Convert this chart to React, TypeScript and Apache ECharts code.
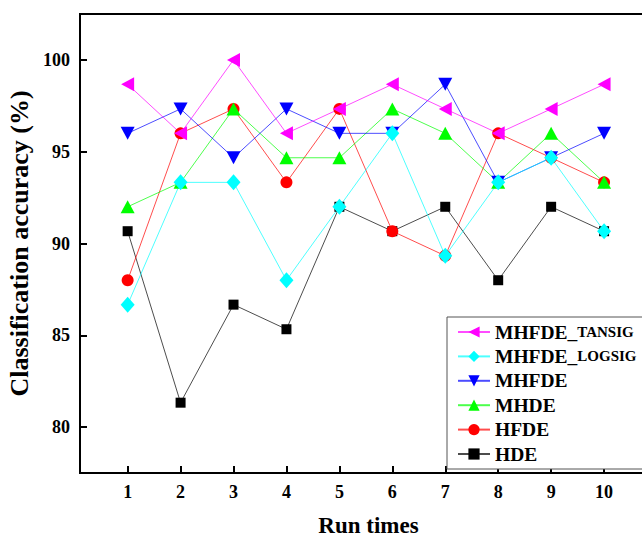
import React, { useEffect, useRef } from "react";
import * as echarts from "echarts";

const runs = [1, 2, 3, 4, 5, 6, 7, 8, 9, 10];
const yTicks = [80, 85, 90, 95, 100];

const tansig = [98.67, 96, 100, 96, 97.33, 98.67, 97.33, 96, 97.33, 98.67];
const logsig = [86.67, 93.33, 93.33, 88, 92, 96, 89.33, 93.33, 94.67, 90.67];
const mhfde = [96, 97.33, 94.67, 97.33, 96, 96, 98.67, 93.33, 94.67, 96];
const mhde = [92, 93.33, 97.33, 94.67, 94.67, 97.33, 96, 93.33, 96, 93.33];
const hfde = [88, 96, 97.33, 93.33, 97.33, 90.67, 89.33, 96, 94.67, 93.33];
const hde = [90.67, 81.33, 86.67, 85.33, 92, 90.67, 92, 88, 92, 90.67];

const FONT = "'Liberation Serif', 'Times New Roman', serif";

export default function App() {
  const ref = useRef<HTMLDivElement>(null);
  useEffect(() => {
    if (!ref.current) return;
    const chart = echarts.init(ref.current, undefined, { renderer: "svg" });
    const mk = (name: string, data: number[], color: string, symbol: string, size: any, rotate = 0) => ({
      name,
      type: "line",
      data: runs.map((r, i) => [r, data[i]]),
      symbol,
      symbolSize: size,
      symbolRotate: rotate,
      showAllSymbol: true,
      lineStyle: { color, width: 1, opacity: 0.7 },
      itemStyle: { color, borderWidth: 0 },
      emphasis: { disabled: true },
    });
    chart.setOption({
      animation: false,
      grid: {
        left: 80,
        top: 14,
        width: 577,
        bottom: 65,
        outerBoundsMode: "none",
        containLabel: false,
        show: true,
        borderColor: "#000",
        borderWidth: 2,
        backgroundColor: "transparent",
      },
      xAxis: {
        type: "value",
        min: 0.1,
        max: 11,
        name: "Run times",
        nameLocation: "middle",
        nameGap: 41,
        nameTextStyle: { fontFamily: FONT, fontWeight: "bold", fontSize: 23, color: "#000" },
        axisLine: { lineStyle: { color: "#000", width: 2 } },
        axisTick: { inside: true, length: 7, customValues: runs, lineStyle: { color: "#000", width: 2 } },
        axisLabel: {
          customValues: runs,
          margin: 10,
          fontFamily: FONT,
          fontWeight: "bold",
          fontSize: 18,
          color: "#000",
        },
        splitLine: { show: false },
      },
      yAxis: {
        type: "value",
        min: 77.5,
        max: 102.5,
        name: "Classification accuracy (%)",
        nameLocation: "middle",
        nameGap: 44,
        nameTextStyle: { fontFamily: FONT, fontWeight: "bold", fontSize: 26, color: "#000" },
        axisLine: { show: true, lineStyle: { color: "#000", width: 2 } },
        axisTick: { show: true, inside: true, length: 7, customValues: yTicks, lineStyle: { color: "#000", width: 2 } },
        axisLabel: {
          customValues: yTicks,
          margin: 10,
          fontFamily: FONT,
          fontWeight: "bold",
          fontSize: 18,
          color: "#000",
        },
        splitLine: { show: false },
      },
      legend: {
        left: 447,
        top: 317,
        orient: "vertical",
        data: ["MHFDE_TANSIG", "MHFDE_LOGSIG", "MHFDE", "MHDE", "HFDE", "HDE"],
        itemWidth: 32,
        itemHeight: 14,
        itemGap: 4.4,
        padding: [5, 40, 5, 10],
        borderColor: "#555",
        borderWidth: 1,
        backgroundColor: "#fff",
        formatter: (n: string) => {
          const m = n.match(/^(MHFDE_)(TANSIG|LOGSIG)$/);
          if (m) return `{a|${m[1]}}{b|${m[2]}}`;
          return `{a|${n}}`;
        },
        textStyle: {
          fontFamily: FONT,
          fontWeight: "bold",
          fontSize: 19.5,
          color: "#000",
          lineHeight: 20,
          padding: [0, 0, 0, 0],
          rich: {
            a: { fontFamily: FONT, fontWeight: "bold", fontSize: 19.5, color: "#000", lineHeight: 20 },
            b: { fontFamily: FONT, fontWeight: "bold", fontSize: 15, color: "#000", lineHeight: 20 },
          },
        },
      },
      series: [
        mk("HDE", hde, "#000000", "rect", 10),
        mk("HFDE", hfde, "#ff0000", "circle", 12),
        mk("MHDE", mhde, "#00ff00", "triangle", [14, 13]),
        mk("MHFDE", mhfde, "#0000ff", "triangle", [14, 13], 180),
        mk("MHFDE_LOGSIG", logsig, "#00ffff", "diamond", [14, 16]),
        mk("MHFDE_TANSIG", tansig, "#ff00ff", "triangle", [14, 13], 90),
      ],
    });
    return () => chart.dispose();
  }, []);
  return <div ref={ref} style={{ position: "fixed", left: 0, top: 0, width: 642, height: 538, background: "#fff" }} />;
}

■ ■ ■

* _What needs to be done_:
In the data above, please extract the lines from the first one through the line with "const yTicks = [80, 85, 90, 95, 100];", exactly, and keep pictures out.

* _Reply to the task_:
Convert this chart to React, TypeScript and Apache ECharts code.
import React, { useEffect, useRef } from "react";
import * as echarts from "echarts";

const runs = [1, 2, 3, 4, 5, 6, 7, 8, 9, 10];
const yTicks = [80, 85, 90, 95, 100];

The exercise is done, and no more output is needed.